→ Exercise directions
Write out the data below exactly as given, without any of its pictures.

[Code that draws figures]
== == ==

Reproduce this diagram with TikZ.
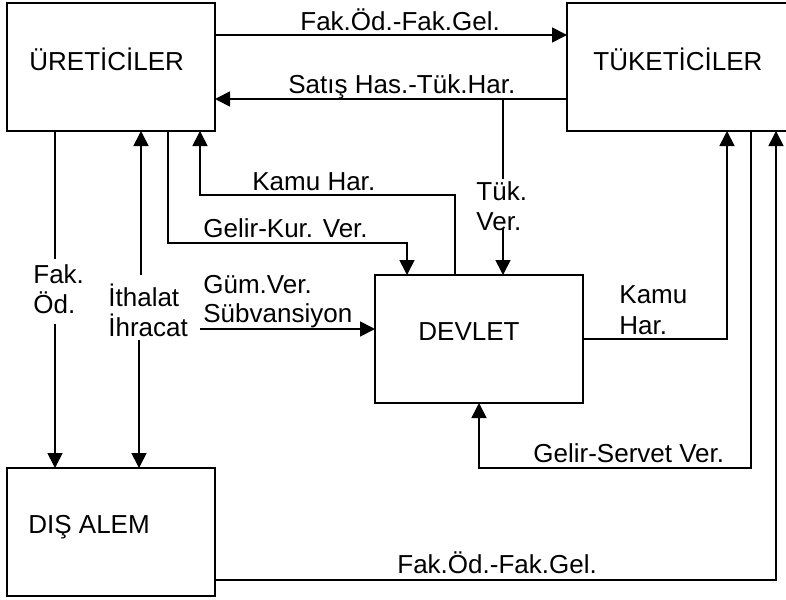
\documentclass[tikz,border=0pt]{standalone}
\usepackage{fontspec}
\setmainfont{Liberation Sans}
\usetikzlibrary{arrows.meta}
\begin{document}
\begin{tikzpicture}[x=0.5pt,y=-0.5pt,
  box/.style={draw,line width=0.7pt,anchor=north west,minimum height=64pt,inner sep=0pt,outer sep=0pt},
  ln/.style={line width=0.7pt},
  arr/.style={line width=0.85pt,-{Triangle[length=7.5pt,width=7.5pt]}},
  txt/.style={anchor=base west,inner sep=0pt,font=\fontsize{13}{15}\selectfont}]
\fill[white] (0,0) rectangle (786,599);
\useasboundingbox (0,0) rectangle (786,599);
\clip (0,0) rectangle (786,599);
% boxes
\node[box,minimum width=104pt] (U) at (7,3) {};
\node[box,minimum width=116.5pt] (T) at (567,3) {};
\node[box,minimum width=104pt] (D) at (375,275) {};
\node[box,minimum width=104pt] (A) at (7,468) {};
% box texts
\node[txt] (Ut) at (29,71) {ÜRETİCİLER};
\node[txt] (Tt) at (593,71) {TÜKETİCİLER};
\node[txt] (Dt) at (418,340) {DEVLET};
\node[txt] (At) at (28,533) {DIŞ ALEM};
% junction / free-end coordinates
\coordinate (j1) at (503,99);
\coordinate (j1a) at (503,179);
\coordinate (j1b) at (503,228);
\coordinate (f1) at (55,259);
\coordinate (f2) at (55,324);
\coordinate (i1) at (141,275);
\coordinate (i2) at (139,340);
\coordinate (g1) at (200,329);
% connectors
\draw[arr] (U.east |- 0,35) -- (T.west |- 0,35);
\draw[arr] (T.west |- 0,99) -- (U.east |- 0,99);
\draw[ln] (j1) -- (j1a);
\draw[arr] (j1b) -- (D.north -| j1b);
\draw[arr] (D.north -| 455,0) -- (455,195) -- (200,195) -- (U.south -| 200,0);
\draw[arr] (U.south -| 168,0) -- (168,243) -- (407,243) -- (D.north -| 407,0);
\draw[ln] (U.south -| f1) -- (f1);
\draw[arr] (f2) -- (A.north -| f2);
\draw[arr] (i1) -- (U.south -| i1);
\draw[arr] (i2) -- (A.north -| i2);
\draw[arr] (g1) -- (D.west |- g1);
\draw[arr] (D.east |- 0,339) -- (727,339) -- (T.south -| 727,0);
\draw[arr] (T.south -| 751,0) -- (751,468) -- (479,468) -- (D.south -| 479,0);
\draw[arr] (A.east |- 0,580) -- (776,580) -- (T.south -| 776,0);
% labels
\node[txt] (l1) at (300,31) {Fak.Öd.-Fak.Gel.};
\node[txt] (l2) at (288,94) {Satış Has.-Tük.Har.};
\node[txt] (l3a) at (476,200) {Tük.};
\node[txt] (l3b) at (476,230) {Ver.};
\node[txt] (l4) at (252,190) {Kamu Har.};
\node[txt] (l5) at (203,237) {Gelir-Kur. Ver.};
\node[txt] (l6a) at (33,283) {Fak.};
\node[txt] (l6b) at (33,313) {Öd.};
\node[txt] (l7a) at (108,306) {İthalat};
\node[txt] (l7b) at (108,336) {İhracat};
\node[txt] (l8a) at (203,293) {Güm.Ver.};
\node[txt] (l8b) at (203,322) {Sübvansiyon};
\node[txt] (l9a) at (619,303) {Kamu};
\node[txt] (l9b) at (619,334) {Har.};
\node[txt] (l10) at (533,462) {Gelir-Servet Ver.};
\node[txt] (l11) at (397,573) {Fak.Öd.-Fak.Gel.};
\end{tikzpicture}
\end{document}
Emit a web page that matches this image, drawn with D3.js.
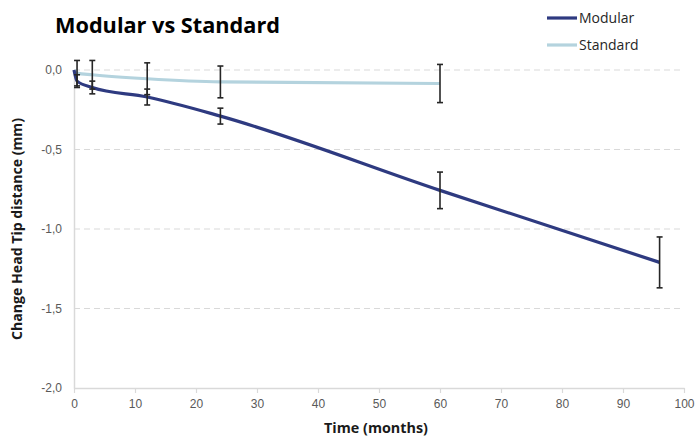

== == ==

→ Result of the task
Reproduce this diagram with TikZ.
\documentclass[tikz,border=0pt]{standalone}
\usepackage{fontspec}
\setmainfont{Liberation Sans}
\usetikzlibrary{arrows.meta}
\begin{document}
\begin{tikzpicture}[x=0.5pt,y=-0.5pt,
  box/.style={draw,line width=0.7pt,anchor=north west,minimum height=64pt,inner sep=0pt,outer sep=0pt},
  ln/.style={line width=0.7pt},
  arr/.style={line width=0.85pt,-{Triangle[length=7.5pt,width=7.5pt]}},
  txt/.style={anchor=base west,inner sep=0pt,font=\fontsize{13}{15}\selectfont}]
\fill[white] (0,0) rectangle (786,599);
\useasboundingbox (0,0) rectangle (786,599);
\clip (0,0) rectangle (786,599);
% boxes
\node[box,minimum width=104pt] (U) at (7,3) {};
\node[box,minimum width=116.5pt] (T) at (567,3) {};
\node[box,minimum width=104pt] (D) at (375,275) {};
\node[box,minimum width=104pt] (A) at (7,468) {};
% box texts
\node[txt] (Ut) at (29,71) {ÜRETİCİLER};
\node[txt] (Tt) at (593,71) {TÜKETİCİLER};
\node[txt] (Dt) at (418,340) {DEVLET};
\node[txt] (At) at (28,533) {DIŞ ALEM};
% junction / free-end coordinates
\coordinate (j1) at (503,99);
\coordinate (j1a) at (503,179);
\coordinate (j1b) at (503,228);
\coordinate (f1) at (55,259);
\coordinate (f2) at (55,324);
\coordinate (i1) at (141,275);
\coordinate (i2) at (139,340);
\coordinate (g1) at (200,329);
% connectors
\draw[arr] (U.east |- 0,35) -- (T.west |- 0,35);
\draw[arr] (T.west |- 0,99) -- (U.east |- 0,99);
\draw[ln] (j1) -- (j1a);
\draw[arr] (j1b) -- (D.north -| j1b);
\draw[arr] (D.north -| 455,0) -- (455,195) -- (200,195) -- (U.south -| 200,0);
\draw[arr] (U.south -| 168,0) -- (168,243) -- (407,243) -- (D.north -| 407,0);
\draw[ln] (U.south -| f1) -- (f1);
\draw[arr] (f2) -- (A.north -| f2);
\draw[arr] (i1) -- (U.south -| i1);
\draw[arr] (i2) -- (A.north -| i2);
\draw[arr] (g1) -- (D.west |- g1);
\draw[arr] (D.east |- 0,339) -- (727,339) -- (T.south -| 727,0);
\draw[arr] (T.south -| 751,0) -- (751,468) -- (479,468) -- (D.south -| 479,0);
\draw[arr] (A.east |- 0,580) -- (776,580) -- (T.south -| 776,0);
% labels
\node[txt] (l1) at (300,31) {Fak.Öd.-Fak.Gel.};
\node[txt] (l2) at (288,94) {Satış Has.-Tük.Har.};
\node[txt] (l3a) at (476,200) {Tük.};
\node[txt] (l3b) at (476,230) {Ver.};
\node[txt] (l4) at (252,190) {Kamu Har.};
\node[txt] (l5) at (203,237) {Gelir-Kur. Ver.};
\node[txt] (l6a) at (33,283) {Fak.};
\node[txt] (l6b) at (33,313) {Öd.};
\node[txt] (l7a) at (108,306) {İthalat};
\node[txt] (l7b) at (108,336) {İhracat};
\node[txt] (l8a) at (203,293) {Güm.Ver.};
\node[txt] (l8b) at (203,322) {Sübvansiyon};
\node[txt] (l9a) at (619,303) {Kamu};
\node[txt] (l9b) at (619,334) {Har.};
\node[txt] (l10) at (533,462) {Gelir-Servet Ver.};
\node[txt] (l11) at (397,573) {Fak.Öd.-Fak.Gel.};
\end{tikzpicture}
\end{document}
Emit a web page that matches this image, drawn with D3.js.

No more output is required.